Banking deposits in September 2014, down from £157bn in 2008
In general, the decline in deposits is largely because of low interest rates and higher liquidity requirements in home jurisdictions such as the UK.
Mark Bright, head of offshore businesses at Kleinwort Benson and chairman of the Association of Guernsey Banks, says: “Deposits are reducing with deleveraging.”
The aftermath of the financial crisis is also putting pressure on the sector through increased regulation. The banks are grappling with the new disclosure requirements that are being introduced across much of the world to tackle tax evasion. The new rules, including the US Foreign Account Tax Compliance Act, which came into operation in July, will require Guernsey’s banks to hand over information about their clients automatically to other countries’ tax authorities. Greater transparency will “have depressed business slightly” by adding to costs, according to Mr Bright.

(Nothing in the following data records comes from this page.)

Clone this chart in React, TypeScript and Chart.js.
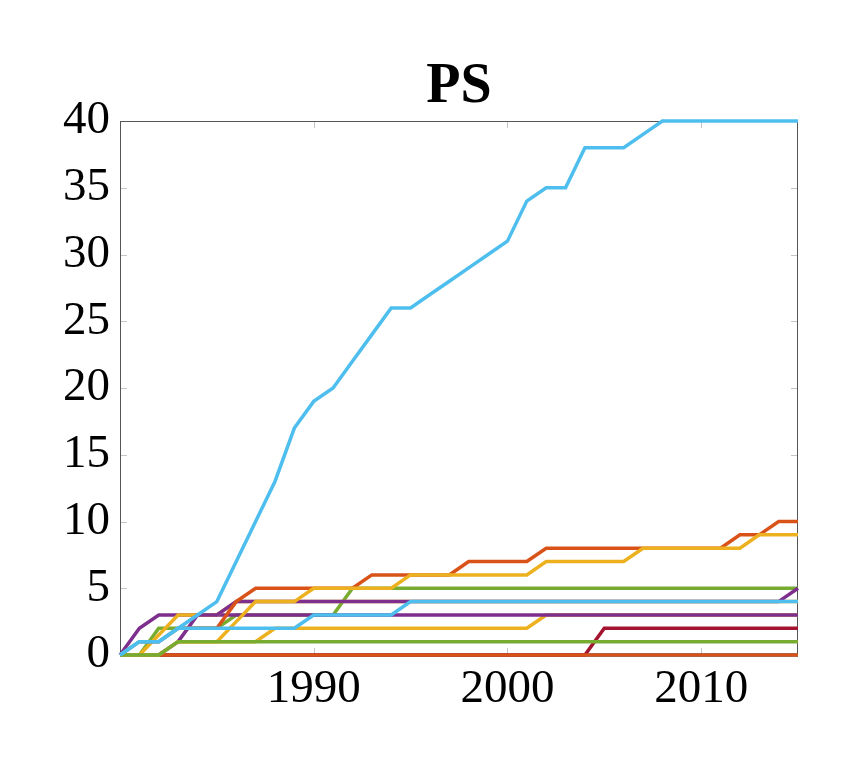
import React, { useEffect, useRef } from "react";
import { Chart, registerables } from "chart.js";

Chart.register(...registerables);

const years = [
  1980, 1981, 1982, 1983, 1984, 1985, 1986, 1987, 1988, 1989,
  1990, 1991, 1992, 1993, 1994, 1995, 1996, 1997, 1998, 1999,
  2000, 2001, 2002, 2003, 2004, 2005, 2006, 2007, 2008, 2009,
  2010, 2011, 2012, 2013, 2014, 2015,
];
const xTickValues = [1990, 2000, 2010];
const title = "PS";

const blueZero = [0,0,0,0,0,0,0,0,0,0, 0,0,0,0,0,0,0,0,0,0, 0,0,0,0,0,0,0,0,0,0, 0,0,0,0,0,0];
const darkRed = [0,0,0,0,0,0,0,0,0,0, 0,0,0,0,0,0,0,0,0,0, 0,0,0,0,0,2,2,2,2,2, 2,2,2,2,2,2];
const orangeZero = [0,0,0,0,0,0,0,0,0,0, 0,0,0,0,0,0,0,0,0,0, 0,0,0,0,0,0,0,0,0,0, 0,0,0,0,0,0];
const yellowLower = [0,0,0,1,1,1,1,1,2,2, 2,2,2,2,2,2,2,2,2,2, 2,2,3,3,3,3,3,3,3,3, 3,3,3,3,3,3];
const greenA = [0,0,2,2,2,2,3,3,3,3, 3,3,5,5,5,5,5,5,5,5, 5,5,5,5,5,5,5,5,5,5, 5,5,5,5,5,5];
const purpleA = [0,2,3,3,3,3,3,3,3,3, 3,3,3,3,3,3,3,3,3,3, 3,3,3,3,3,3,3,3,3,3, 3,3,3,3,3,3];
const yellowC = [0,0,1.5,3,3,3,4,4,4,4, 4,4,4,4,4,4,4,4,4,4, 4,4,4,4,4,4,4,4,4,4, 4,4,4,4,4,4];
const purpleB = [0,0,0,1,3,3,4,4,4,4, 4,4,4,4,4,4,4,4,4,4, 4,4,4,4,4,4,4,4,4,4, 4,4,4,4,4,5];
const orangeUpper = [0,1,1,2,2,2,4,5,5,5, 5,5,5,6,6,6,6,6,7,7, 7,7,8,8,8,8,8,8,8,8, 8,8,9,9,10,10];
const yellowUpper = [0,0,0,1,1,1,2.5,4,4,4, 5,5,5,5,5,6,6,6,6,6, 6,6,7,7,7,7,7,8,8,8, 8,8,8,9,9,9];
const greenB = [0,0,0,1,1,1,1,1,1,1, 1,1,1,1,1,1,1,1,1,1, 1,1,1,1,1,1,1,1,1,1, 1,1,1,1,1,1];
const lightBlueSmall = [0,1,1,2,2,2,2,2,2,2, 3,3,3,3,3,4,4,4,4,4, 4,4,4,4,4,4,4,4,4,4, 4,4,4,4,4,4];
const lightBlueBig = [0,1,1,2,3,4,7,10,13,17, 19,20,22,24,26,26,27,28,29,30, 31,34,35,35,38,38,38,39,40,40, 40,40,40,40,40,40];

// listed bottom -> top
const seriesList: { name: string; values: number[]; color: string }[] = [
  { name: "s1", values: blueZero, color: "#0072BD" },
  { name: "s2", values: darkRed, color: "#A2142F" },
  { name: "s3", values: orangeZero, color: "#D95319" },
  { name: "s4", values: yellowLower, color: "#EDB120" },
  { name: "s5", values: greenA, color: "#77AC30" },
  { name: "s6", values: purpleA, color: "#7E2F8E" },
  { name: "s7", values: yellowC, color: "#EDB120" },
  { name: "s8", values: purpleB, color: "#7E2F8E" },
  { name: "s9", values: orangeUpper, color: "#D95319" },
  { name: "s10", values: yellowUpper, color: "#EDB120" },
  { name: "s11", values: greenB, color: "#77AC30" },
  { name: "s12", values: lightBlueSmall, color: "#4DBEEE" },
  { name: "s13", values: lightBlueBig, color: "#4DBEEE" },
];

const FONT = "'Liberation Serif', 'DejaVu Serif', serif";

const framePlugin = {
  id: "frame",
  beforeDatasetsDraw(chart: any) {
    const { ctx, chartArea } = chart;
    const { left, right, top, bottom } = chartArea;
    const xs = chart.scales.x;
    const ys = chart.scales.y;
    ctx.save();
    ctx.strokeStyle = "#c4c4c4";
    ctx.lineWidth = 1;
    const tl = 7;
    ctx.beginPath();
    for (let v = 5; v < 40; v += 5) {
      const y = Math.round(ys.getPixelForValue(v)) + 0.5;
      ctx.moveTo(left, y);
      ctx.lineTo(left + tl, y);
      ctx.moveTo(right, y);
      ctx.lineTo(right - tl, y);
    }
    for (const v of xTickValues) {
      const x = Math.round(xs.getPixelForValue(v)) + 0.5;
      ctx.moveTo(x, bottom);
      ctx.lineTo(x, bottom - tl);
      ctx.moveTo(x, top);
      ctx.lineTo(x, top + tl);
    }
    ctx.stroke();
    ctx.strokeStyle = "#555555";
    ctx.lineWidth = 1;
    ctx.strokeRect(left + 0.5, top + 0.5, right - left - 1, bottom - top - 1);
    ctx.restore();
  },
  afterDraw(chart: any) {
    const { ctx, chartArea } = chart;
    ctx.save();
    ctx.fillStyle = "#000";
    ctx.font = `bold 56px ${FONT}`;
    ctx.textAlign = "center";
    ctx.textBaseline = "alphabetic";
    ctx.fillText(title, (chartArea.left + chartArea.right) / 2, 102);
    ctx.restore();
  },
};

export default function App() {
  const ref = useRef<HTMLCanvasElement>(null);
  useEffect(() => {
    const datasets = seriesList
      .map((s, i) => ({
        label: s.name,
        data: years.map((yr, k) => ({ x: yr, y: s.values[k] })),
        borderColor: s.color,
        backgroundColor: s.color,
        borderWidth: 3.5,
        pointRadius: 0,
        tension: 0,
        fill: false,
        clip: 4,
        order: seriesList.length - i,
      }));
    const chart = new Chart(ref.current as HTMLCanvasElement, {
      type: "line",
      data: { datasets },
      options: {
        responsive: false,
        animation: false,
        layout: { padding: { top: 121, right: 61, left: 0, bottom: 0 } },
        plugins: {
          legend: { display: false },
          tooltip: { enabled: false },
          title: { display: false },
        },
        scales: {
          x: {
            type: "linear",
            min: 1980,
            max: 2015,
            afterBuildTicks: (s: any) => {
              s.ticks = xTickValues.map((v) => ({ value: v }));
            },
            afterFit: (s: any) => {
              s.height = 108;
            },
            grid: { display: false, drawTicks: false },
            border: { display: false },
            ticks: {
              color: "#000",
              font: { family: FONT, size: 47 },
              padding: 6,
              maxRotation: 0,
              autoSkip: false,
              callback: (v: any) => String(v),
            },
          },
          y: {
            type: "linear",
            min: 0,
            max: 40,
            afterFit: (s: any) => {
              s.width = 120;
            },
            grid: { display: false, drawTicks: false },
            border: { display: false },
            ticks: {
              stepSize: 5,
              color: "#000",
              font: { family: FONT, size: 47 },
              padding: 10,
              callback: (v: any) => String(v),
            },
          },
        },
      } as any,
      plugins: [framePlugin],
    });
    return () => chart.destroy();
  }, []);
  return (
    <div style={{ position: "absolute", left: 0, top: 0, width: 859, height: 763, background: "#fff" }}>
      <canvas ref={ref} width={859} height={763} style={{ display: "block" }} />
    </div>
  );
}
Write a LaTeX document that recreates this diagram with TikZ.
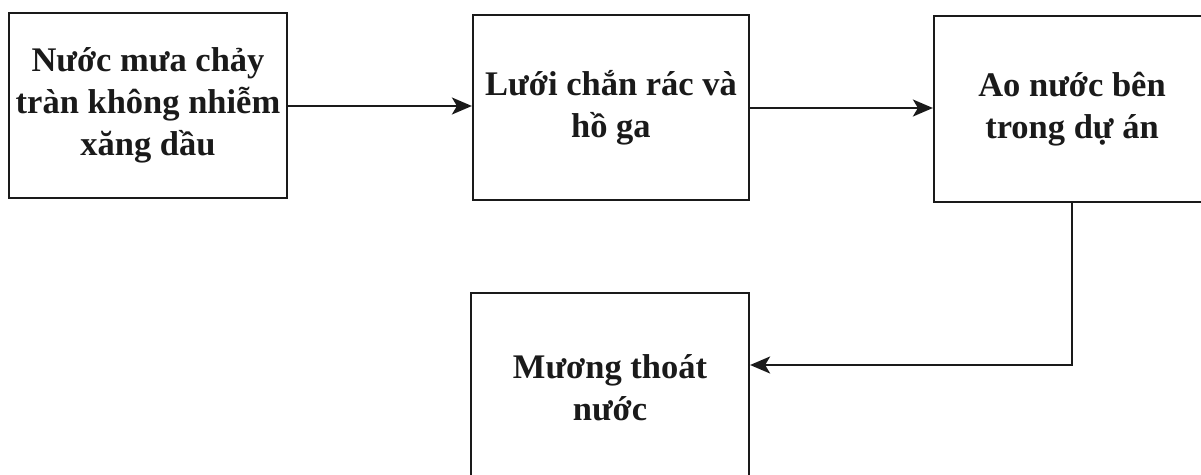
\documentclass[tikz,border=0pt]{standalone}
\usepackage{fontspec}
\setmainfont{Liberation Serif}
\usetikzlibrary{arrows.meta}
\definecolor{ink}{HTML}{1A1A1A}
\begin{document}
\begin{tikzpicture}[x=1pt,y=-1pt,
  boxnode/.style={draw=ink,line width=2.2pt,rectangle,inner sep=0pt,
    align=center,text=ink,font=\bfseries\fontsize{34.5}{42}\selectfont},
  flow/.style={draw=ink,line width=2.2pt,-{Stealth[length=20pt,width=17pt,inset=5pt]}}]
\useasboundingbox (0,0) rectangle (1201,474);
\clip (0,0) rectangle (1201,474);
\fill[white] (0,0) rectangle (1201,474);
\node[boxnode,minimum width=278pt,minimum height=185pt] (b1) at (148,105.5) {Nước mưa chảy\\tràn không nhiễm\\xăng dầu};
\node[boxnode,minimum width=276pt,minimum height=185pt] (b2) at (611,107.5) {Lưới chắn rác và\\hồ ga};
\node[boxnode,minimum width=276pt,minimum height=186pt] (b3) at (1072,109) {Ao nước bên\\trong dự án};
\node[boxnode,minimum width=278pt,minimum height=190pt] (b4) at (610,388) {Mương thoát\\nước};
\draw[flow] (b1.east |- 0,106) -- (b2.west |- 0,106);
\draw[flow] (b2.east |- 0,108) -- (b3.west |- 0,108);
\draw[flow] (b3.south) |- ([yshift=23pt]b4.east);
\end{tikzpicture}
\end{document}
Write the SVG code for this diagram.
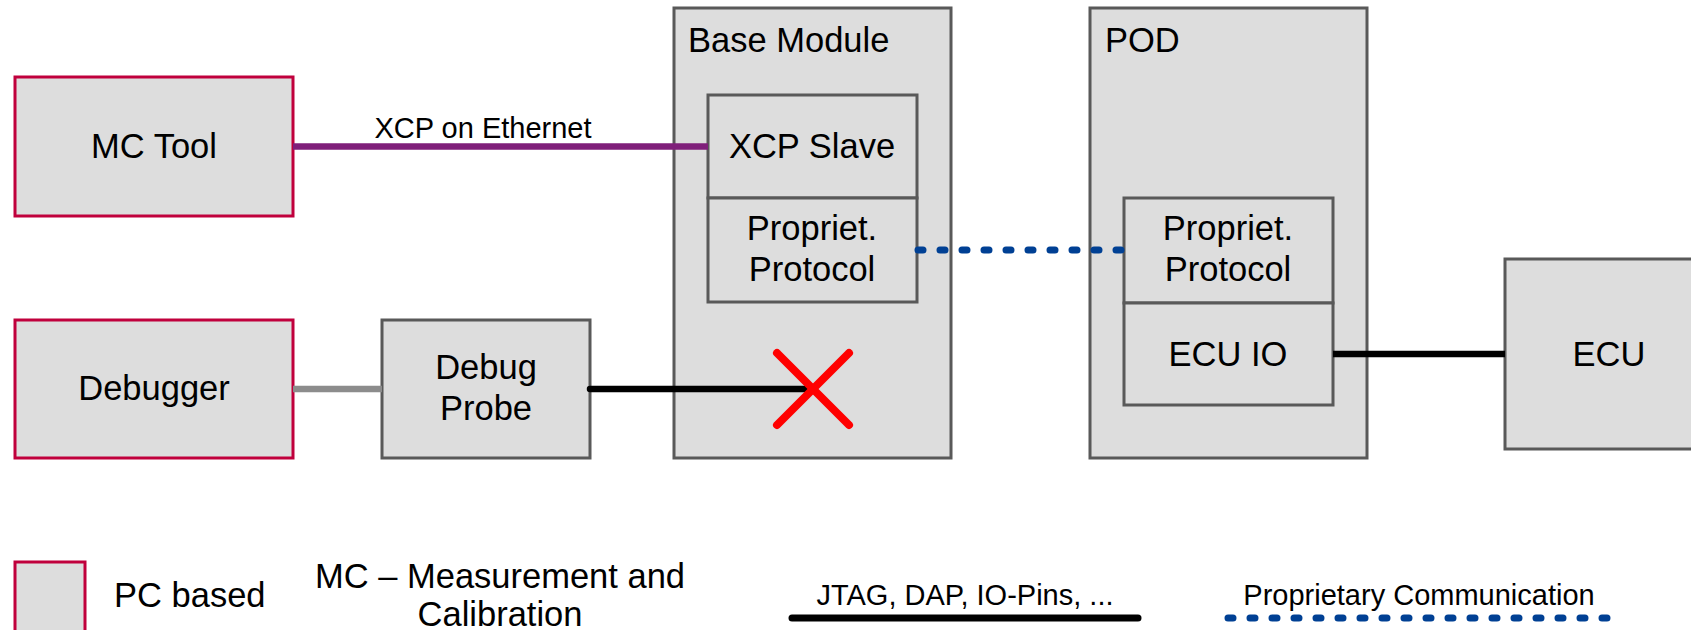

Fall in Guernsey banking staff from 2005–2013, to 1,708
British high street banks will also be affected by the UK Treasury’s surprise decision this summer to exclude the Channel Island and Isle of Man outposts of UK banks from the “ ring fence” introduced to protect high street banking operations from their investment banking arms. As the Crown Dependencies are not part of the EU, there is a logic to the decision, according to Mr Bright, though he adds: “We were always hoping it would be an exception.”
The decision means banks that route their Guernsey deposits to their London parent will be unable to use them in their retail business, exposing them to their potentially riskier investment banking business. But Ken Bradley, director of Barclays’ Guernsey operations, says customers may well be persuaded that it does not represent a significantly increased risk, given the rapid changes to the investment banking industry. “We always intended to be outside the ring fence,” he says.
The Guernsey regulators are continuing to talk to the Bank of England about the impact of the new ringfencing rules. But as with the other challenges, there is a sense of optimism in the industry about its ability to cope with changes.
Gavin St Pier, Guernsey’s treasury minister, says affected institutions are still assessing the implications but there is “a high degree of confidence” they will be able to manage within the new rules.
William Mason, director-general of the Guernsey Financial Services Commission, the regulatory authority, says the impact of the ringfencing rules will be less severe than often thought.
“I can’t see any reason why they would make the Channel Islands less attractive,” he says.